No Safe Zone

Max
2 min readApr 21, 2021

In Cathy O’Neil’s chapter 9 of Weapons of Math Destruction, the discussion turns to people’s ability to get insurance. This chapter is very similar to the previous chapter about credit as credit and insurance as closely related and rely on similar principles. Because of this, I have overlapping feelings regarding the two, mainly from my own previous idea and perception of the credit and insurance industries themselves. Confusion of causation and correlation, mentioned in the beginning of this chapter, seems to be the thesis for the explanation of why WMDs can be harmful and why they ought to only be used when necessary. In our class’s guest lecture from the IBM AI scientist, she mentioned clients that wanted to apply deep learning to a problem that did not merit a deep learning solution. Even as someone who is optimistic more often than not, situations like this deeply worry me. Ignorance is one thing, but I feel a palpable aura of sinisterness when hearing things like this. I think this is because not only is there ignorance but a perception that there is a hidden power within deep learning that is above and beyond what can be achieved; there is the belief that deep learning not only ought to apply to every problem, but that doing so creates better solutions for every problem it is applied to. This is a fundamental miscalculation about what deep learning/AI/WMDs are and are not good at.
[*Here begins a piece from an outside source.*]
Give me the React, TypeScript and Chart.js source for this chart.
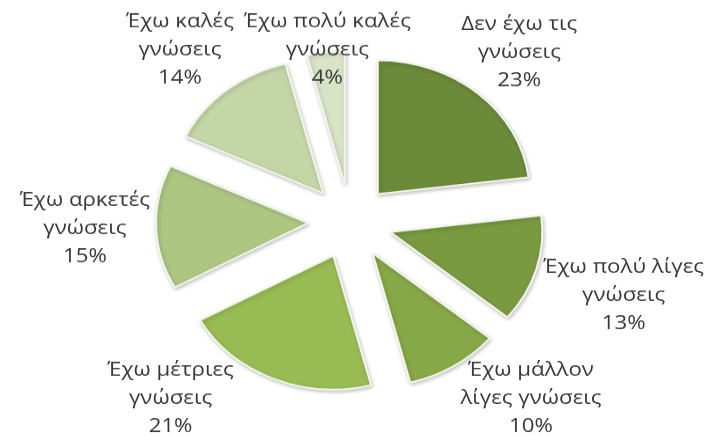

This belief leads to a red-hot take: the robo-apocalypse that is depicted in movies is of course a farce, but may very well come instead at the hands of mis-diagnosing problems as deep learning, the people become slaves to not machines, but in their own religious adherence to what the machines say — the belief that they SHOULD be listened to rather than consulted as a special tool, which is perhaps the thesis of O’Neil’s entire novel thus far.